La Commission adopte une mesure miroir environnementale concernant les néonicotinoïdes
Une première mise en œuvre de la nouvelle approche définie dans la stratégie Farm to Fork...mais qui comporte plusieurs lacunes
, 2 février 2023
La Commission Européenne a adopté l’acte délégué abaissant les limites maximales de résidus au seuil de détection, pour les produits fabriqués en UE et les produits importés, relatives à la clothianidine et au thiaméthoxame, dont l’utilisation est interdite en Europe depuis 2018 (sauf sous serre permanente). A l’avenir, un produit contenant des traces de ces substances ne pourra pas accéder au marché européen.
Cet acte délégué donne un signal important puisque pour la première fois, la Commission s’appuie sur le facteur environnemental pour justifier une telle interdiction. Elle met ainsi en œuvre la nouvelle approche définie dans la stratégie Farm to Fork sur ce sujet.
Mais l’acte délégué comporte plusieurs lacunes :
- Uniquement 2 des 3 néonicotinoïdes dont l’utilisation est interdite en Europe sont concernés.
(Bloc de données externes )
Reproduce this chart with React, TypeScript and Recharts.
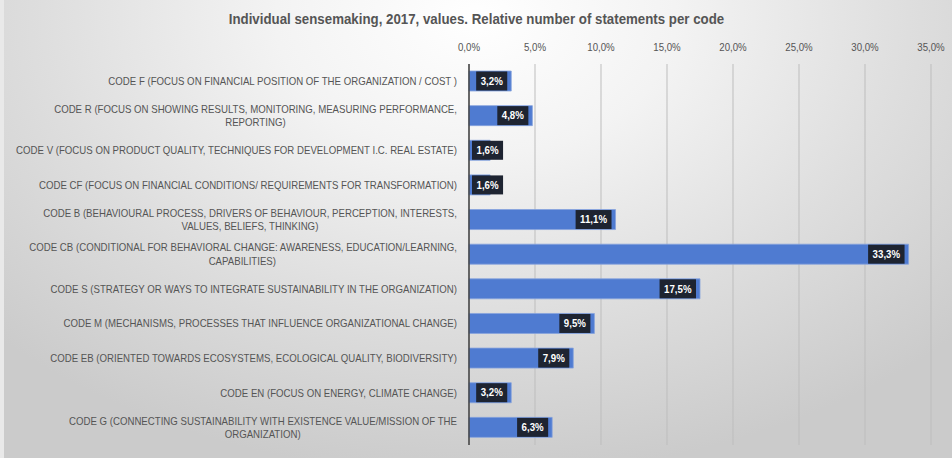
import React from 'react';
import { BarChart, Bar, XAxis, YAxis, CartesianGrid, LabelList } from 'recharts';

const chartTitle = 'Individual sensemaking, 2017, values. Relative number of statements per code';

const categories = [
  'CODE F (FOCUS ON FINANCIAL POSITION OF THE ORGANIZATION / COST )',
  'CODE R (FOCUS ON SHOWING RESULTS, MONITORING, MEASURING PERFORMANCE,\nREPORTING)',
  'CODE V (FOCUS ON PRODUCT QUALITY, TECHNIQUES FOR DEVELOPMENT I.C. REAL ESTATE)',
  'CODE CF (FOCUS ON FINANCIAL CONDITIONS/ REQUIREMENTS FOR TRANSFORMATION)',
  'CODE B (BEHAVIOURAL PROCESS, DRIVERS OF BEHAVIOUR, PERCEPTION, INTERESTS,\nVALUES, BELIEFS, THINKING)',
  'CODE CB (CONDITIONAL FOR BEHAVIORAL CHANGE: AWARENESS, EDUCATION/LEARNING,\nCAPABILITIES)',
  'CODE S (STRATEGY OR WAYS TO INTEGRATE SUSTAINABILITY IN THE ORGANIZATION)',
  'CODE M (MECHANISMS, PROCESSES THAT INFLUENCE ORGANIZATIONAL CHANGE)',
  'CODE EB (ORIENTED TOWARDS ECOSYSTEMS, ECOLOGICAL QUALITY, BIODIVERSITY)',
  'CODE EN (FOCUS ON ENERGY, CLIMATE CHANGE)',
  'CODE G (CONNECTING SUSTAINABILITY WITH EXISTENCE VALUE/MISSION OF THE\nORGANIZATION)',
];

const shares = [3.2, 4.8, 1.6, 1.6, 11.1, 33.3, 17.5, 9.5, 7.9, 3.2, 6.3];

const xTicks = [0, 5, 10, 15, 20, 25, 30, 35];

const data = categories.map((name, i) => ({ name, value: shares[i] }));

const FONT = '"Liberation Sans", Arial, sans-serif';
const TEXT_GRAY = '#555555';
const LABEL_SIZE = 10.5;
const LABEL_SQUEEZE = 0.92;
const TICK_SQUEEZE = 0.88;
const TITLE_SQUEEZE = 0.95;
const BOX_SQUEEZE = 0.88;

let ctx: CanvasRenderingContext2D | null = null;
function measure(text: string, font: string): number {
  if (!ctx) ctx = document.createElement('canvas').getContext('2d');
  if (!ctx) return text.length * 5;
  ctx.font = font;
  return ctx.measureText(text).width;
}

const fmt = (v: number) => `${v.toFixed(1).replace('.', ',')}%`;

const CategoryTick = (props: any) => {
  const { x, y, payload } = props;
  const lines = String(payload.value).split('\n');
  const font = `${LABEL_SIZE}px ${FONT}`;
  const widths = lines.map((l) => measure(l, font) * LABEL_SQUEEZE);
  const blockW = Math.max(...widths);
  const lh = 13.4;
  const startY = y - ((lines.length - 1) * lh) / 2;
  return (
    <g>
      {lines.map((l, i) => {
        const lineRight = x - (blockW - widths[i]) / 2;
        return (
          <text
            key={i}
            x={0}
            y={0}
            transform={`translate(${lineRight},${startY + i * lh}) scale(${LABEL_SQUEEZE},1)`}
            textAnchor="end"
            dominantBaseline="central"
            fontFamily={FONT}
            fontSize={LABEL_SIZE}
            fill={TEXT_GRAY}
          >
            {l}
          </text>
        );
      })}
    </g>
  );
};

const ValueTick = (props: any) => {
  const { x, y, payload } = props;
  const t = fmt(payload.value);
  return (
    <text
      x={0}
      y={0}
      transform={`translate(${x},${y}) scale(${TICK_SQUEEZE},1)`}
      textAnchor="middle"
      fontFamily={FONT}
      fontSize={11}
      fill={TEXT_GRAY}
    >
      {t}
    </text>
  );
};

const ValueBox = (props: any) => {
  const { x, y, width, height, value } = props;
  const text = fmt(Number(value));
  const font = `bold 11px ${FONT}`;
  const tw = measure(text, font) * BOX_SQUEEZE;
  const bw = tw + 9;
  const bh = 19;
  const end = x + width - 4;
  const bx = Math.max(x + 3, end - bw);
  const by = y + height / 2 - bh / 2;
  return (
    <g>
      <rect x={bx} y={by} width={bw} height={bh} fill="#1e2431" />
      <text
        x={0}
        y={0}
        transform={`translate(${bx + bw / 2},${by + bh / 2}) scale(${BOX_SQUEEZE},1)`}
        textAnchor="middle"
        dominantBaseline="central"
        fontFamily={FONT}
        fontWeight="bold"
        fontSize={11}
        fill="#ffffff"
      >
        {text}
      </text>
    </g>
  );
};

const Title = () => (
  <svg width={952} height={40} style={{ position: 'absolute', left: 0, top: 0 }}>
    <text
      x={0}
      y={0}
      transform={`translate(476.5,19) scale(${TITLE_SQUEEZE},1)`}
      textAnchor="middle"
      dominantBaseline="central"
      fontFamily={FONT}
      fontWeight="bold"
      fontSize={14}
      fill={TEXT_GRAY}
    >
      {chartTitle}
    </text>
  </svg>
);

export default function App() {
  return (
    <div
      style={{
        position: 'absolute',
        left: 0,
        top: 0,
        width: 952,
        height: 458,
        background:
          'radial-gradient(ellipse 70% 100% at 50% 4%, #ffffff 0%, #f3f3f3 30%, #dedede 65%, #cbcbcb 100%)',
        fontFamily: FONT,
      }}
    >
      <div
        style={{
          position: 'absolute',
          left: 0,
          top: 0,
          width: 4,
          height: 458,
          background: '#e9e9e9',
        }}
      />
      <BarChart
        width={952}
        height={458}
        data={data}
        layout="vertical"
        margin={{ top: 34, right: 21, bottom: 13, left: 0 }}
        style={{ position: 'absolute', left: 0, top: 0 }}
      >
        <CartesianGrid horizontal={false} stroke="#bdbdbd" strokeWidth={1} />
        <XAxis
          type="number"
          orientation="top"
          domain={[0, 35]}
          ticks={xTicks}
          height={30}
          axisLine={false}
          tickLine={false}
          tickSize={0}
          tickMargin={13}
          tick={<ValueTick />}
          interval={0}
        />
        <YAxis
          type="category"
          dataKey="name"
          width={469}
          axisLine={{ stroke: '#404040', strokeWidth: 1.5 }}
          tickLine={false}
          tickSize={0}
          tickMargin={12}
          tick={<CategoryTick />}
          interval={0}
        />
        <Bar
          dataKey="value"
          fill="#4f7bd1"
          stroke="#86a3dd"
          strokeWidth={0.8}
          barSize={20}
          isAnimationActive={false}
        >
          <LabelList dataKey="value" content={<ValueBox />} />
        </Bar>
      </BarChart>
      <Title />
    </div>
  );
}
L’imidaclopride n’est en effet pas couvert.
- Rien n’est dit dans cet acte sur les dérogations qui permettent aux États membres d’autoriser sur leur territoire l’utilisation de produits phytopharmaceutiques contenant des substances actives de néonicotinoïdes pourtant interdits par la réglementation européenne. Or les États recourent massivement aux dérogations en matière de néonicotinoïdes. Mais sur ce point la donne est en train de changer. En effet, le 19 janvier dernier, la CJUE a jugé que le droit européen ne permettait pas aux États membres d’accorder des dérogations aux néonicotinoïdes vendus sous forme de semences enrobées aux producteurs de betteraves sucrières. À la suite de cet arrêt, la France a renoncé à introduire une dérogation pour l’usage de ces insecticides sur les semences de betterave. L’arrêt de la CJUE ouvre potentiellement la porte à des conséquences plus large, car il pourrait très bien s’appliquer à toutes les substances actives interdites d’usage en UE en raison de leur nocivité pour la santé et l’environnement.
- Enfin, l’interdiction ne sera effective qu’à partir de 2026…
Ces limites montrent, qu’au-delà des néonicotinoïdes, il est urgent que la Commission définisse un programme de travail, des engagements et un calendrier précis pour enfin mettre en place des mesures miroirs sanitaires ou environnementales sur l’ensemble des pesticides interdits en UE.
Par ailleurs, la légitimité de mesures miroirs appliquées aux pesticides appelle une certaine cohérence. Et tant que l’UE ne mettra pas un terme à la possibilité de produire, stocker et exporter depuis l’Union les substances actives et les pesticides interdits par la réglementation européenne, cette légitimité sera mise à mal.